The club did however win the Shropshire Cup in 1879–80, beating Oswestry in the final, thanks to a goal from Lane; this time the Engineers had had the advantage hosting the final. The club however did not immediately get its hands on the trophy, as Mr Ward, the secretary of previous holders Newport, refused to hand it over until the Shropshire FA paid him the £10 which he had contributed to make up the shortfall between the Shropshire FA's contribution to its manufacture and the actual cost.

Despite this success, the club was being pressed financially. Subscriptions and gate money for 1879–80 were just under £29, while expenses were nearly £27, the bulk being the £9 14/6 cost of hiring Underdale.

The club resigned from the Birmingham & District Football Association in September 1880 and entered the Welsh Cup for the only time, in preference to the Birmingham Senior Cup. The Engineers were drawn at home to Newtown White Star in the first round and lost 1–0, but the Engineers successfully protested about the referee's eligibility to control the match (prompted by his decision to disallow an Engineers goal, "a decision that gave great dissatisfaction"), so the Welsh Football Association appointed Mr Manners, its secretary, for the second attempt, taking place at the Racecourse Ground. The re-play ended goalless before White Stars won through.
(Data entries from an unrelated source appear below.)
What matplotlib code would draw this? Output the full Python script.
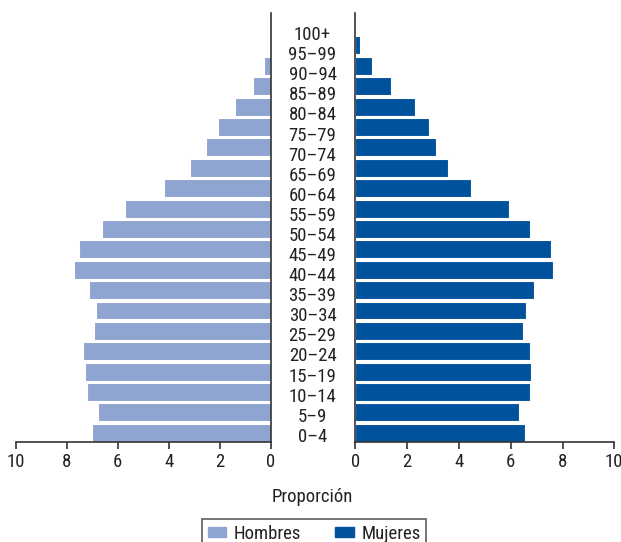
import matplotlib
matplotlib.use("Agg")
import matplotlib.pyplot as plt
import matplotlib.transforms as mtransforms
from matplotlib.patches import Patch
import numpy as np

plt.rcParams['font.family'] = ['Roboto Condensed', 'DejaVu Sans']

ages = ['0–4', '5–9', '10–14', '15–19', '20–24', '25–29', '30–34', '35–39',
        '40–44', '45–49', '50–54', '55–59', '60–64', '65–69', '70–74',
        '75–79', '80–84', '85–89', '90–94', '95–99', '100+']
hombres = [7.02, 6.77, 7.22, 7.30, 7.35, 6.94, 6.86, 7.15, 7.72, 7.53, 6.63,
           5.70, 4.19, 3.18, 2.53, 2.07, 1.40, 0.68, 0.24, 0.03, 0.0]
mujeres = [6.56, 6.32, 6.73, 6.78, 6.76, 6.49, 6.59, 6.91, 7.63, 7.56, 6.76,
           5.92, 4.48, 3.58, 3.10, 2.83, 2.29, 1.37, 0.63, 0.17, 0.0]
ticks = [0, 2, 4, 6, 8, 10]

c_h = '#8fa4d0'
c_m = '#00529c'
spine_c = '#333333'
txt_c = '#222222'
fs = 13.5

W, H = 621, 542
fig = plt.figure(figsize=(W / 100, H / 100), dpi=100)
bottom_px, top_px = 442, 13
axh = (bottom_px - top_px) / H
axy = 1 - bottom_px / H
ax1 = fig.add_axes([16 / W, axy, (270.5 - 16) / W, axh])
ax2 = fig.add_axes([355.3 / W, axy, (614.3 - 355.3) / W, axh])

y = np.arange(len(ages))
ax1.barh(y, hombres, height=0.88, color=c_h, edgecolor='white', linewidth=0.8)
ax2.barh(y, mujeres, height=0.88, color=c_m, edgecolor='white', linewidth=0.8)

for ax in (ax1, ax2):
    ax.set_xlim(0, 10)
    ax.set_ylim(-0.45, 20.59)
    ax.set_yticks([])
    ax.set_xticks(ticks)
    ax.tick_params(axis='x', direction='out', length=5, width=1.2,
                   color=spine_c, labelsize=fs, labelcolor=txt_c, pad=3)
    ax.spines['top'].set_visible(False)
    for s in ax.spines.values():
        s.set_color(spine_c)
        s.set_linewidth(1.2)
ax1.invert_xaxis()
ax1.spines['left'].set_visible(False)
ax2.spines['right'].set_visible(False)

# age group labels between the two panels
tr = mtransforms.blended_transform_factory(fig.transFigure, ax1.transData)
for i, lab in enumerate(ages):
    fig.text(312.5 / W, -0.44 + 0.985 * i, lab, transform=tr, ha='center',
             va='baseline', fontsize=fs, color=txt_c)

fig.text(312.5 / W, 1 - 497 / H, 'Proporción', ha='center', va='center',
         fontsize=fs, color=txt_c)

handles = [Patch(color=c_h, label='Hombres'), Patch(color=c_m, label='Mujeres')]
leg = fig.legend(handles=handles, loc='upper center',
                 bbox_to_anchor=(314 / W, 1 - 519 / H), ncol=2, frameon=True,
                 fancybox=False, fontsize=fs, handlelength=1.0,
                 handleheight=0.45, handletextpad=0.4, columnspacing=1.8,
                 borderpad=0.3, borderaxespad=0)
leg.get_frame().set_edgecolor(spine_c)
leg.get_frame().set_linewidth(1.2)
for t in leg.get_texts():
    t.set_color(txt_c)

fig.savefig('out.png', dpi=100)
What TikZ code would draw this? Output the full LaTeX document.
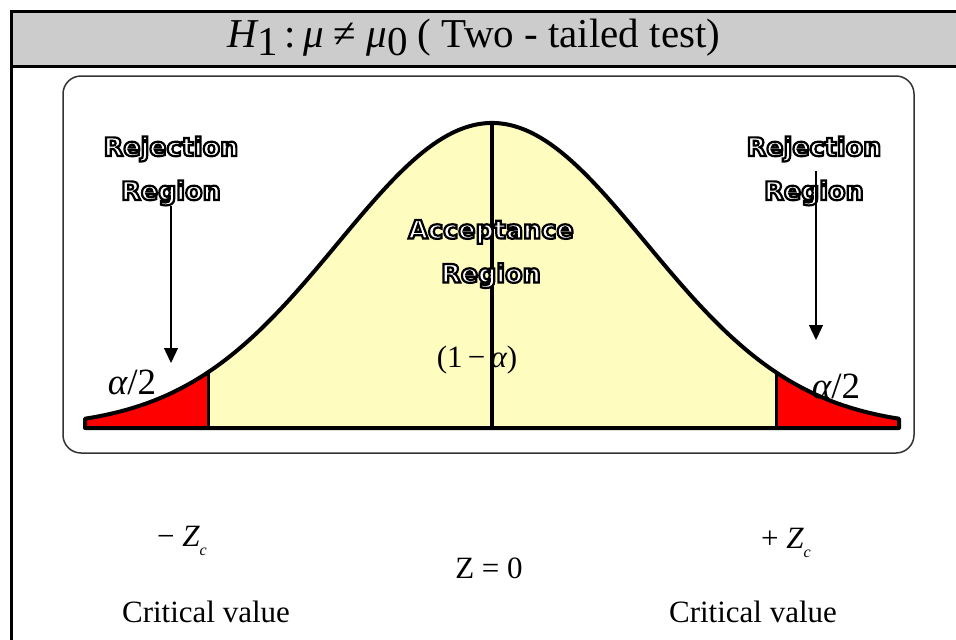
\documentclass[tikz,border=0pt]{standalone}
\usepackage{fontspec}
\setmainfont{Liberation Serif}
\newfontfamily\hollowfont{DejaVu Sans}
\usetikzlibrary{arrows.meta}

\newcommand{\lowsub}[1]{\raisebox{-0.4ex}{#1}}
\newcommand{\smallsub}[1]{\raisebox{-0.6ex}{\fontsize{16}{16}\selectfont\itshape #1}}
% white letters with a black rim (fill and stroke render mode)
\newcommand{\hollowtext}[1]{\special{pdf:literal direct 2 Tr 2.2 w 1 g 0 G}#1\special{pdf:literal direct 0 Tr 0 g 0 G}}

\begin{document}
\begin{tikzpicture}[
    x=1pt, y=-1pt,
    frame/.style={draw=black, line width=3pt},
    panel/.style={draw=black!80, line width=1.5pt, rounded corners=18pt},
    curve/.style={draw=black, line width=4pt, line join=round},
    cut/.style={draw=black, line width=3pt},
    pointer/.style={draw=black, line width=1.3pt, -{Triangle[length=15pt, width=14pt]}},
    hollow/.style={font=\hollowfont\bfseries\fontsize{25.5}{44}\selectfont, align=center, inner sep=0pt},
    label/.style={font=\fontsize{31}{36}\selectfont, inner sep=0pt},
    greek/.style={font=\fontsize{31}{34}\selectfont, inner sep=0pt},
    declare function={bell(\t)=\base-\peak*exp(-0.5*(\t/\sig)^2);},
]

\def\cx{492}
\def\base{428}
\def\peak{305}
\def\sig{154}
\def\crit{284}
\def\tail{407}

\useasboundingbox (0,0) rectangle (956,640);

% Header band and frame
\fill[gray!40] (11,11) rectangle (962,66);
\draw[frame] (962,11) -- (11,11) -- (11,646);
\draw[frame] (11,66) -- (962,66);
\node[font=\fontsize{41}{44}\selectfont] (title) at (474,38)
    {\itshape H\upshape\lowsub{1}\,:\,\itshape μ\upshape\ ≠\ \itshape μ\upshape\lowsub{0}\ ( Two - tailed test)};

% Panel
\draw[panel] (63,76) rectangle (914,453);

% Areas under the curve
\fill[yellow!25] (\cx-\crit,\base) -- plot[domain=-\crit:\crit, samples=80] ({\cx+\x},{bell(\x)}) -- (\cx+\crit,\base) -- cycle;
\fill[red] (\cx-\tail,\base) -- plot[domain=-\tail:-\crit, samples=40] ({\cx+\x},{bell(\x)}) -- (\cx-\crit,\base) -- cycle;
\fill[red] (\cx+\crit,\base) -- plot[domain=\crit:\tail, samples=40] ({\cx+\x},{bell(\x)}) -- (\cx+\tail,\base) -- cycle;

% Cut lines
\draw[cut] (\cx-\crit,\base) -- (\cx-\crit,{bell(-\crit)});
\draw[cut] (\cx+\crit,\base) -- (\cx+\crit,{bell(\crit)});
\draw[curve] (\cx,\base) -- (\cx,{bell(0)});

% Curve outline
\draw[curve] (\cx-\tail,\base) -- plot[domain=-\tail:\tail, samples=160] ({\cx+\x},{bell(\x)}) -- (\cx+\tail,\base) -- cycle;

% Region labels
\node[hollow] (rejL) at (171,171) {\hollowtext{Rejection}\\ \hollowtext{Region}};
\node[hollow] (rejR) at (814,171) {\hollowtext{Rejection}\\ \hollowtext{Region}};
\node[hollow] (acc) at (491,254) {\hollowtext{Acceptance}\\ \hollowtext{Region}};

\coordinate (tipL) at (171,363);
\coordinate (tipR) at (816,340);
\draw[pointer] (rejL.south) -- (tipL);
\draw[pointer] (rejR.center) ++(2,0) -- (tipR);

\node[greek, font=\fontsize{37}{40}\selectfont] (alphaL) at (132,382) {\itshape α\upshape/2};
\node[greek, font=\fontsize{37}{40}\selectfont] (alphaR) at (836,386) {\itshape α\upshape/2};
\node[greek] (conf) at (477,360) {(1\,−\,\itshape α\upshape)};

% Axis values
\node[label] (zneg) at (182,541) {− \itshape Z\smallsub{c}};
\node[label] (zero) at (489,568) {Z = 0};
\node[label] (zpos) at (786,543) {+ \itshape Z\smallsub{c}};
\node[label] (critL) at (206,612) {Critical value};
\node[label] (critR) at (753,612) {Critical value};

\end{tikzpicture}
\end{document}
The club's independent existence ended at the start of the 1881–82 season, when it merged into the Shrewsbury Castle Blues, who had ended the Engineers' defence of the Shropshire Cup at the first round stage. The name was briefly revived from 1883 to 1885, and again in 1887, playing at the same ground, but with none of the former players.

==Colours==

Mr Rees did not include the club colours in the club's sparse entry to the 1879 Football Annual; clubs in Shrewsbury tended to wear combinations of blue and white. It is likely the club wore blue, as in a match against the Trench club in 1880, three of the Trench players caused confusion by wearing the same colours as the Engineers, and Trench's regular jerseys were also blue.

==Ground==

The club's first matches were played at Monkmoor. In 1879 the club obtained a tenure at Underdale, the ground being a field next to Mr Gough's hotel.

==Honours==

- Shropshire Senior Cup
Winners (1): 1880

==Notable players==

Goalkeeper Robert McMillan and half-back William Bell were both Welsh internationals while at the Engineers, playing in Wales' unexpected 1–0 win over England in 1881.